Полный текст лекции российского историка, византиниста Сергея Иванова “Книга как предмет изобрения”, которая состоялась 18 сентября во Львове в рамках XVIII Форума издателей. Говорит Сергей Иванов: “Гутенберг действительно в XV веке изобрел способ оттискивать на бумаге изображение букв с помощью пресса и типографской краски, но то, о чем я буду говорить, гораздо древнее Гутенберга. От нас уходит книга в своем физическом облике, к которому мы привыкли. В науке это называется книга-кодекс. То есть книга переплетенная и под обложкой. А этому предмету по крайней мере на тысячу лет больше, даже на 1300 лет больше, чем книге Гутенберга. Переход от одного типа оттискивания изображения на бумаге к другому никогда не воспринимался цивилизацией как что-то острое. Ну кто помнит, когда был введен линотип? Или фототип? Или офсетная печать? Это все равно. А то, что сейчас подходит к концу, — это эпоха книги-кодекса. И этой эпохе очень скоро бы исполнилось 2000 лет”.
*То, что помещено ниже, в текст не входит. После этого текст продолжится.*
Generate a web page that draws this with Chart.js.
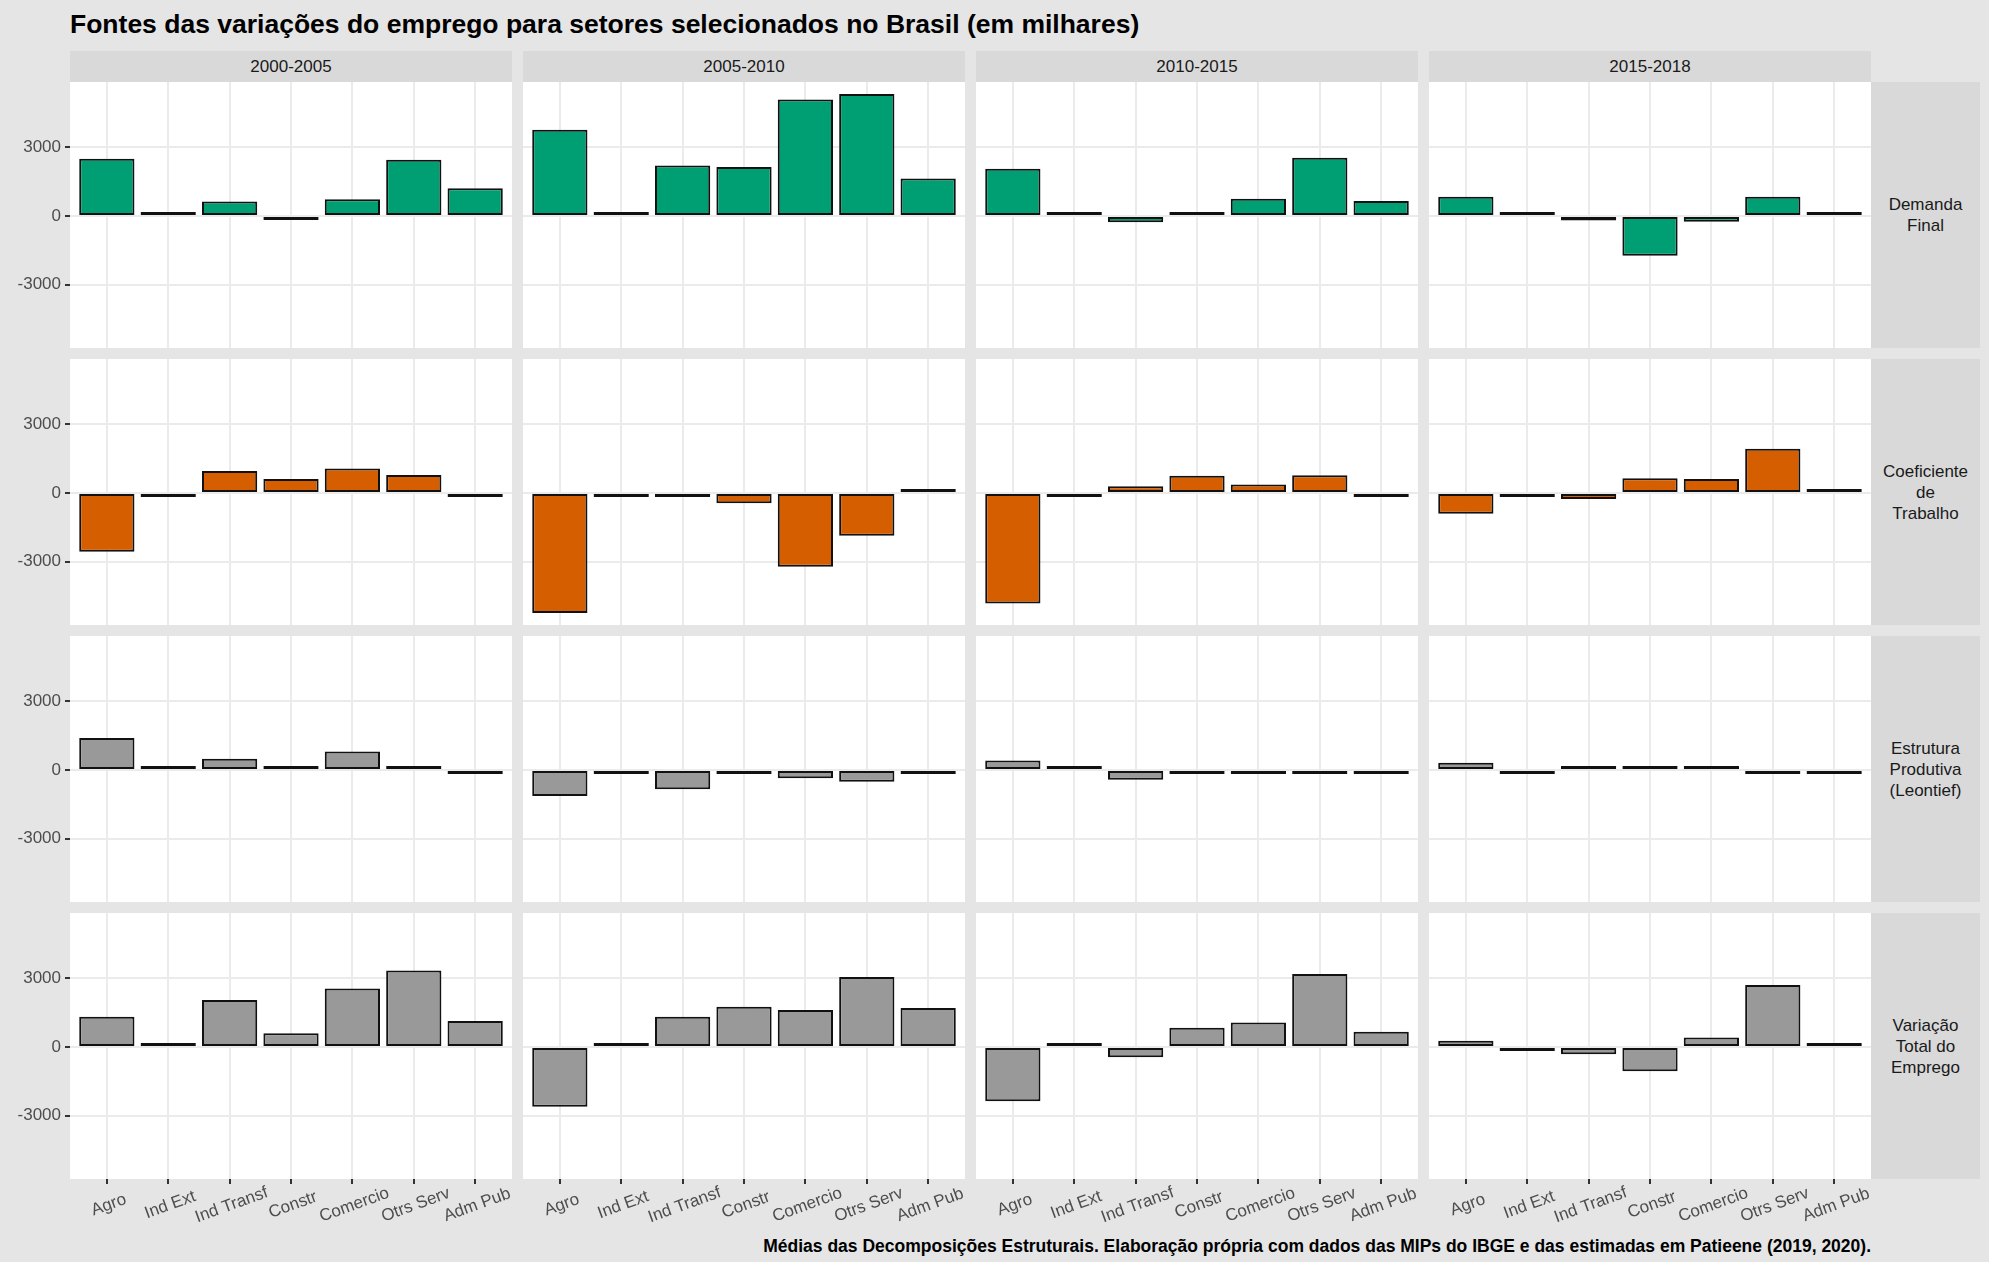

“Текст на свитке писался сплошным потоком — без разрыва фраз, без пунктуационных знаков. Он писался для того, чтобы произносить его вслух. Он был предназначен для аудиовизуальной культуры. Он был предназначен для того, чтобы человек сам интонировал и расставлял знаки повышения и понижения интонации. Это можно уподобить партитуре современной”.
“Если в книге-свитке человек читал разворачивая, то книгу-кодекс человек читает один. Один на один с книгой. Он один ее переворачивает, ему не нужен помощник, ему не нужна аудитория. Вообще текст мыслится иначе. Текст смотрится как что-то, что читается глазами. Как известно, в древности всякий текст читался с произнесением. Когда человек был один, он все равно проборматывал этот текст. С приходом новой формы книги появляется новая форма чтения. Тихого чтения. Про Блаженного Иеронима нам с восхищением рассказывают, что он умел молча читать текст. Одновременно это меняет форму подачи текста. Текст становится текстом для глаз. Возникают первые знаки препинания, возникают точки, первые большие буквы, возникают знаки переноса. Вид текста визуально меняется, параллельно тому, как меняется форма книги. И меняется, как ни странно, состав чернил, которыми пишут, потому что изначально те чернила, которыми писали тексты на папирусе и на пергаменте-свитке, можно было легко смыть губкой, что все, собственно, и делали”.
Вячеслав Курицын. Жизненное сверх естества. О “Дневнике больничного охранника” Олега Павлова. — “Однако”, 2011, № 41 .
“То есть он прежде всего охранник, для которого смерть больного — рядовое событие, а уж потом рассказчик, писатель. Выдернуть мертвое тело из потока обыденности — специальное нужно, что ли, творческое усилие. Так, больничные труповозы называют тучные трупы „кабанчиками”. Но выделяются из общего ряда как раз не тучные, а тощие, которые никак не называют, которые „всегда какая-то радость, неожиданная, что тощий; что легко будет и уместить, и тащить”. Сугубо утилитарное отношение к предмету. Впрочем, все покойники кажутся невероятно тяжелыми „в сравнении с тем, как если бы тот же человек был жив”. Мертвеца тяжело ворочать, пишет Павлов, ибо из человека уходит вся его ловкость, „движимость””.
“Морали особой не надо; повиснет соплями поверх сурового павловского стиля”.
Ленточки истории. Поэт Юрий Кублановский — о революционных уроках до и после. Беседу вела Елена Новоселова. — “Российская газета” (Федеральный выпуск), 2011, № 291, 26 декабря .
Говорит Юрий Кублановский: “Я рад, что не пролилась кровь и не восторжествовала революция — ни в подавленном (а следовательно, особенно героическом), ни в победившем виде. Ведь история показывает, что революция обязательно нуждается в жертве. Власть в целях самообороны применяет силу, появляются жертвы, и похороны „жертв революции”, как правило, становятся следующим этапом ее развития с экзальтацией, истерией и новой волной насилия. Вспомните, в дни Февральской революции истерия была всеобщей, все христосовались, хотя до церковной Пасхи оставалось больше месяца. Поэты Блок и Белый с красными ленточками прибежали в модный питерский дом супружеской пары Мережковского и Зинаиды Гиппиус. „Христос Воскресе!”, „Россия Воскресе!” Все радовались и лобызались. А уже через два года Блок сошел с ума, остальные с риском для жизни бежали на Запад. Так что митинги митингами, а голову трезвой сохранять надо”.